Data for processing:
_ _ _ _ _ _ _
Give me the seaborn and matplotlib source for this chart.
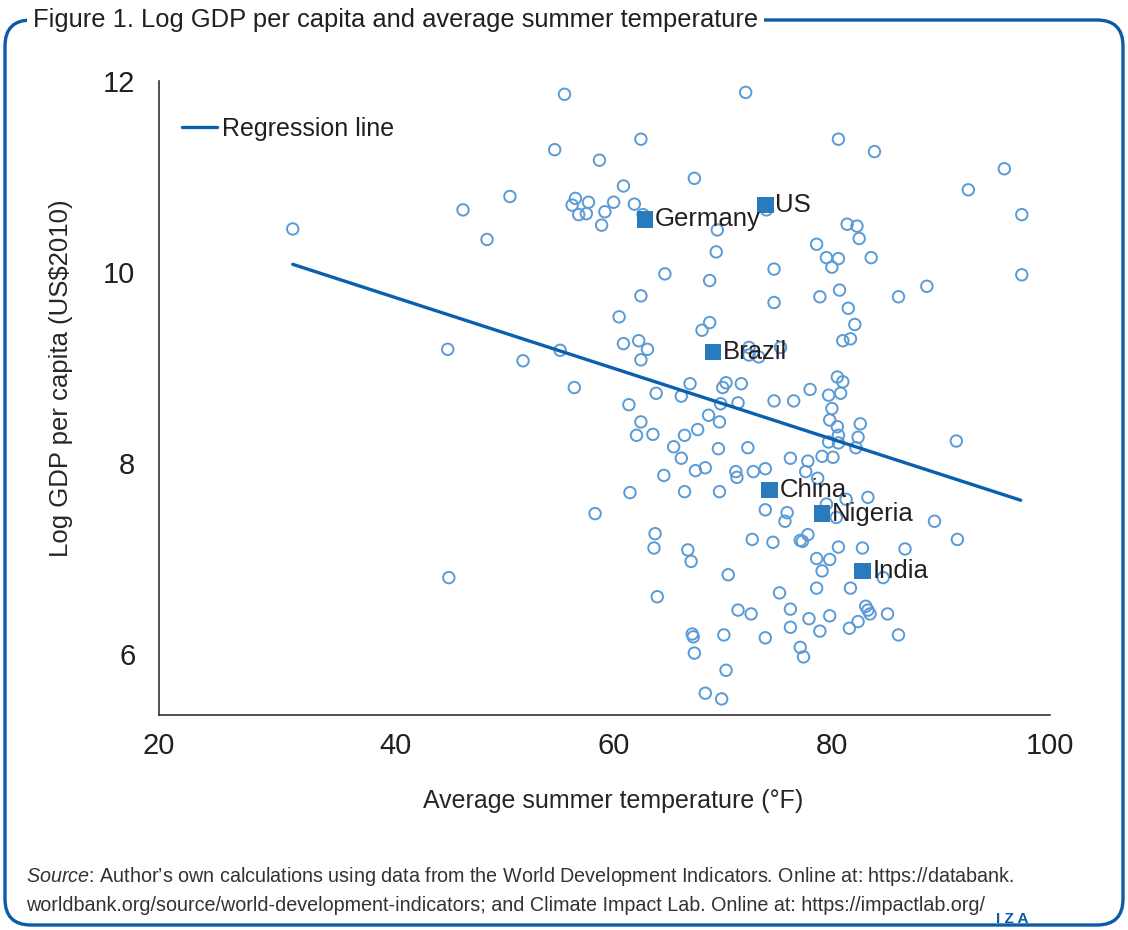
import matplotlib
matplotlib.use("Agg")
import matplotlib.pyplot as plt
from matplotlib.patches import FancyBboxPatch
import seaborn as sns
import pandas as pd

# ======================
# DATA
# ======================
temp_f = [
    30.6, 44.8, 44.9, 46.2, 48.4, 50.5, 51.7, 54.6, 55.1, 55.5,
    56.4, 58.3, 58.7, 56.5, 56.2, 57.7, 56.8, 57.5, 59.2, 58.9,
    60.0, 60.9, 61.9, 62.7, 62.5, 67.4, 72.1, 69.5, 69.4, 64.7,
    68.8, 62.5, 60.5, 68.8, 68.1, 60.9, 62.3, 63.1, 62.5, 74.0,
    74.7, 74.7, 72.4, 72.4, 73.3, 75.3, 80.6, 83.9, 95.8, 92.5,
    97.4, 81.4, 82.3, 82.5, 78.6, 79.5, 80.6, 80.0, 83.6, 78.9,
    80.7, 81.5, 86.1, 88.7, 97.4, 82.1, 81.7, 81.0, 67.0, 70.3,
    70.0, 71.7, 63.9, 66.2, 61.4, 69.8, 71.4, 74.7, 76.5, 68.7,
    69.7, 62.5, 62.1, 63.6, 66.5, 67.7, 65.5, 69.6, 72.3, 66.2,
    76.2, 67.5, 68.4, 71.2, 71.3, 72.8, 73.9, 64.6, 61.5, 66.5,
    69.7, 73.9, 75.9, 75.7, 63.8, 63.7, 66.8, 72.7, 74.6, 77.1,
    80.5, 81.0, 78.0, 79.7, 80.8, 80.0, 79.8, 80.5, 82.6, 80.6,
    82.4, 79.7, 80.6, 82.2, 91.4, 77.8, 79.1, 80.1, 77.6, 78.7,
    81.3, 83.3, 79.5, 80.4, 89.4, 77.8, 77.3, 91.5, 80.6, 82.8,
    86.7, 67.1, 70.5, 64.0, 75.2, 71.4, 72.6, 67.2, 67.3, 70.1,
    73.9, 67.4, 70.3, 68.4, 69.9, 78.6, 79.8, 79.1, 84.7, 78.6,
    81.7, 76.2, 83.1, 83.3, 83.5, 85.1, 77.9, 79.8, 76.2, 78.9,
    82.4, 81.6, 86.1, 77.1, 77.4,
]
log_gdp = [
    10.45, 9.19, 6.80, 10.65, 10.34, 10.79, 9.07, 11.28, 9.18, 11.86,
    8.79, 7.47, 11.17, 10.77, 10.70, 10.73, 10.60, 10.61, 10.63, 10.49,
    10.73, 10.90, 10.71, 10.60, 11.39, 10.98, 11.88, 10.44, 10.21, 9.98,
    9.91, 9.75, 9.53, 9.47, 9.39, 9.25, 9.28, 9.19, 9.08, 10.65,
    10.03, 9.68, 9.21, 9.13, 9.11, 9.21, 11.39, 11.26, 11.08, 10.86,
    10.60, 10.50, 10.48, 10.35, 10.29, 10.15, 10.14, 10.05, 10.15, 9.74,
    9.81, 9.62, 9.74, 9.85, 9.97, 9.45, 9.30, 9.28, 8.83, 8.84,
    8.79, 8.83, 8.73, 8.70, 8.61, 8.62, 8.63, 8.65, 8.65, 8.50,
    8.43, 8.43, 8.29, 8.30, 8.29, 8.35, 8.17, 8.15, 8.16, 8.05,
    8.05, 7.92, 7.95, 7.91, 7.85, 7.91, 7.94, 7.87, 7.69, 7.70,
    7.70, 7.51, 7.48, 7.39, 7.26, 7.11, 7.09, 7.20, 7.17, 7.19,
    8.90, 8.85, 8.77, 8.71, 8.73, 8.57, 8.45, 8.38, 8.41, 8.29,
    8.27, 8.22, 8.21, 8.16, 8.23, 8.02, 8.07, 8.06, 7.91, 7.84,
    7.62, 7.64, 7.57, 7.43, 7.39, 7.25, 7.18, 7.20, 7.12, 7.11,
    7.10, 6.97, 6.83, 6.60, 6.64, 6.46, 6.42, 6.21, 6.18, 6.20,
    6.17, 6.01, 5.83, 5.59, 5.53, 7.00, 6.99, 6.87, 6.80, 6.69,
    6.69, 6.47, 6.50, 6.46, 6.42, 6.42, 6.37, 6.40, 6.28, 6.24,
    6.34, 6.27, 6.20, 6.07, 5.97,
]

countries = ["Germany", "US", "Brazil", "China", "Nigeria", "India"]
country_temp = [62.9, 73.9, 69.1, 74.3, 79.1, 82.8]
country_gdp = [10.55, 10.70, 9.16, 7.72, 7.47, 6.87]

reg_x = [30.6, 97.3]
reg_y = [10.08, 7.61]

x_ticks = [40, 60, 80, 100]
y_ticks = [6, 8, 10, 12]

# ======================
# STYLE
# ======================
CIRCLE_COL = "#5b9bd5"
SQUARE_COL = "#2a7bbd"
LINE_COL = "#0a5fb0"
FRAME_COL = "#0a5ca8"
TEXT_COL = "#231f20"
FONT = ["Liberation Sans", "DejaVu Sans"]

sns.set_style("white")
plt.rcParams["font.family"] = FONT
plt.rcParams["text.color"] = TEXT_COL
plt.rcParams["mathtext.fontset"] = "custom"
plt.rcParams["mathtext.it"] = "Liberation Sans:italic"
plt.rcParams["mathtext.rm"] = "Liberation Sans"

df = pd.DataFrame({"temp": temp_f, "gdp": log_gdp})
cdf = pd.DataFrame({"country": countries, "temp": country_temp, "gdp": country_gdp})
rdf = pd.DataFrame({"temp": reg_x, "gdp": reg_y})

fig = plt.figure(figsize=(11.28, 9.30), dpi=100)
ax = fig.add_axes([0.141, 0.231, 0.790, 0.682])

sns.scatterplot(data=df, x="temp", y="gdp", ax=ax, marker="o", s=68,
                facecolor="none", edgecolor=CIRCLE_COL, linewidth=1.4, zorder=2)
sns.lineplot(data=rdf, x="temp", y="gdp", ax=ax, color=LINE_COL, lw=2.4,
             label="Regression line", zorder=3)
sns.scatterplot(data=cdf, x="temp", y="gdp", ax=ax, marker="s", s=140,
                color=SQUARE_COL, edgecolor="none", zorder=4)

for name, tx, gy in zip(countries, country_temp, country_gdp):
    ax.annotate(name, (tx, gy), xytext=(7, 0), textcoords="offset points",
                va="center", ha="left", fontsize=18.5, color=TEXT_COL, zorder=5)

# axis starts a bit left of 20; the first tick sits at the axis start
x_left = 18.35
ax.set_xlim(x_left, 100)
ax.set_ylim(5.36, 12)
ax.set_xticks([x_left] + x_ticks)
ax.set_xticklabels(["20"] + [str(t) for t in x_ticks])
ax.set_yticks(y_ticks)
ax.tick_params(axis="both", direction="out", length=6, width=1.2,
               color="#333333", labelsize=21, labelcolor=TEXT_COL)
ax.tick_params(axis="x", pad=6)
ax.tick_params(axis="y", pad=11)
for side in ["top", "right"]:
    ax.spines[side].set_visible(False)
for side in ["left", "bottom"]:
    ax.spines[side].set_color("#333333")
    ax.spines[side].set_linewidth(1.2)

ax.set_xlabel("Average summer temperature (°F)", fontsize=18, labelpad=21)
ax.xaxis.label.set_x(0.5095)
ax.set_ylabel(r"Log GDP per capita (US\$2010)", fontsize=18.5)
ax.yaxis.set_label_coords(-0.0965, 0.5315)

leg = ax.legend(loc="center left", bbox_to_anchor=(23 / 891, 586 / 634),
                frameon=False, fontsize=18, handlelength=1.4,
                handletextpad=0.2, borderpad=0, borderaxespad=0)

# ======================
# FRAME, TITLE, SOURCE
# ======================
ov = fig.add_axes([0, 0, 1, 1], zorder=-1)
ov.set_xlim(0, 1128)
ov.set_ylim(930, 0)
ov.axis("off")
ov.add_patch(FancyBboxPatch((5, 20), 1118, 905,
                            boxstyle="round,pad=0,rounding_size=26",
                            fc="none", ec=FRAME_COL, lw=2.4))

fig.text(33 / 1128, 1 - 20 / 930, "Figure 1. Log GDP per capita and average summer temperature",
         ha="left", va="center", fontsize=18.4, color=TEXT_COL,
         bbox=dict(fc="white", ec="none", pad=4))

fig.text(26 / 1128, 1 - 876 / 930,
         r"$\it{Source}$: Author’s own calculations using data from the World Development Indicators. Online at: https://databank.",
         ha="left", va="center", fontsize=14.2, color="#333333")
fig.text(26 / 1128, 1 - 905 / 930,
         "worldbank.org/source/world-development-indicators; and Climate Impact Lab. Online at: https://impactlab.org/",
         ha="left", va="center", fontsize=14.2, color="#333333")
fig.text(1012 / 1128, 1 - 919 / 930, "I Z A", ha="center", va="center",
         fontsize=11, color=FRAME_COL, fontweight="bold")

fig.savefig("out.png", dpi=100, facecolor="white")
_ _ _ _ _ _ _
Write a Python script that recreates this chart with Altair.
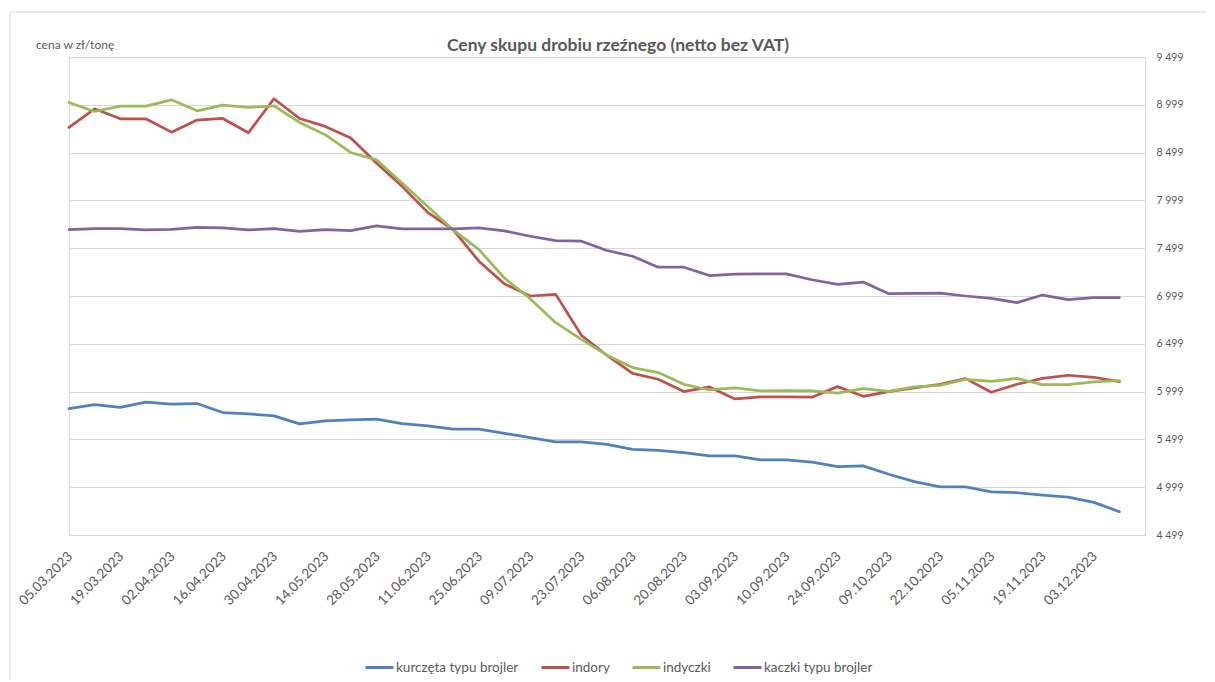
_ _ _ _ _ _ _
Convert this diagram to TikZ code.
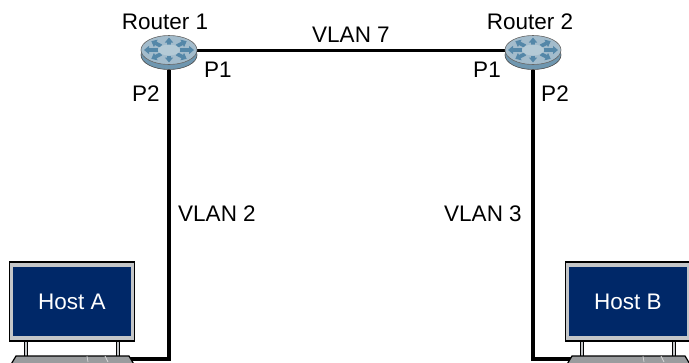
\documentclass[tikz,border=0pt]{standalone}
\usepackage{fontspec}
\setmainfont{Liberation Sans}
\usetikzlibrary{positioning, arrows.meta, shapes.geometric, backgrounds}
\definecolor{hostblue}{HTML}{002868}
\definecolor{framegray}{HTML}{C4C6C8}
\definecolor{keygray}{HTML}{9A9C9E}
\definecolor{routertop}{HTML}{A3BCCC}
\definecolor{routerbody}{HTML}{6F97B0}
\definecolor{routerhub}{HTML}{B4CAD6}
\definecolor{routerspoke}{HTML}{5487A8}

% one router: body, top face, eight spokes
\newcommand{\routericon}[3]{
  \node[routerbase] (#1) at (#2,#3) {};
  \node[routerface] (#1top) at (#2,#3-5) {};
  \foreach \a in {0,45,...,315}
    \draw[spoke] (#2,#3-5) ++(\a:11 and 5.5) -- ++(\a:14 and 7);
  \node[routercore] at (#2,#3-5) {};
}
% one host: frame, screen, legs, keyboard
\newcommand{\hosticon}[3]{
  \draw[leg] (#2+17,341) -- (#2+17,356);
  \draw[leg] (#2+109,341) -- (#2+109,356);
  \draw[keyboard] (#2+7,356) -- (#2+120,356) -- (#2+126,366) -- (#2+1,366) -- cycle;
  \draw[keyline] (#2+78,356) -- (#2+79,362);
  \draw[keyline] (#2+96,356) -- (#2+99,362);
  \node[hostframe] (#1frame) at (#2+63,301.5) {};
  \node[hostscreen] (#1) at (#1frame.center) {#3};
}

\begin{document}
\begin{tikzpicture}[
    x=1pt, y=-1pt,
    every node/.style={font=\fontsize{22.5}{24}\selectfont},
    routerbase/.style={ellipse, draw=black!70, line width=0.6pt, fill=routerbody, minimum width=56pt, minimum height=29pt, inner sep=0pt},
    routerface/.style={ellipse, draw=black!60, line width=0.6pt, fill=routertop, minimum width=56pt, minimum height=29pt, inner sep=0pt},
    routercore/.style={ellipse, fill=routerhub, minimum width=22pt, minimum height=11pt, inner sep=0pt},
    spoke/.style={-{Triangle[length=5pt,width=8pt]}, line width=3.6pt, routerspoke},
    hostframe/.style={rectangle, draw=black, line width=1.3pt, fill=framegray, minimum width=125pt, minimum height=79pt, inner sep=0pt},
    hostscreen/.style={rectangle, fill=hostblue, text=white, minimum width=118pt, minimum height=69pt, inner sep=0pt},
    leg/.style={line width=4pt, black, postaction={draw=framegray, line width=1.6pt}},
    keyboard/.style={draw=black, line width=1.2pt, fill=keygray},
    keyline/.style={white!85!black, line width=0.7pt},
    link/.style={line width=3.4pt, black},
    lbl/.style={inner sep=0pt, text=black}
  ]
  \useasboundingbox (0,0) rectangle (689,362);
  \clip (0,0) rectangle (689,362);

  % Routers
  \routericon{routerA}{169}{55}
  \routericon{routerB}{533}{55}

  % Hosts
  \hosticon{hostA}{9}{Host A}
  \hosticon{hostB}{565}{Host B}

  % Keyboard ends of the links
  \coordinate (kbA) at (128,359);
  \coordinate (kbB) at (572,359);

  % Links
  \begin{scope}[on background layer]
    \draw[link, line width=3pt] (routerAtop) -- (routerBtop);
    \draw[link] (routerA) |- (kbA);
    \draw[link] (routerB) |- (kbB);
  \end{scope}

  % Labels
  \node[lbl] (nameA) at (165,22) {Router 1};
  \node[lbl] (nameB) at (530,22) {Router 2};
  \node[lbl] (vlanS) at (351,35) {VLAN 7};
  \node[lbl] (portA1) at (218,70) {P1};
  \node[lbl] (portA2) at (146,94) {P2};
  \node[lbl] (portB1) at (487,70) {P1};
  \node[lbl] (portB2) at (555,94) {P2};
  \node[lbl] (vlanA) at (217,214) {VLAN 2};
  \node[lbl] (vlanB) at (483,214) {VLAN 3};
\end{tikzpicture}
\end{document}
_ _ _ _ _ _ _
Problem requirements: Go back to the listing above and reproduce, exactly, the stretch from the line bearing "Give me the" through the line bearing "import pandas as pd", without its pictures.

Result:
Give me the seaborn and matplotlib source for this chart.
import matplotlib
matplotlib.use("Agg")
import matplotlib.pyplot as plt
from matplotlib.patches import FancyBboxPatch
import seaborn as sns
import pandas as pd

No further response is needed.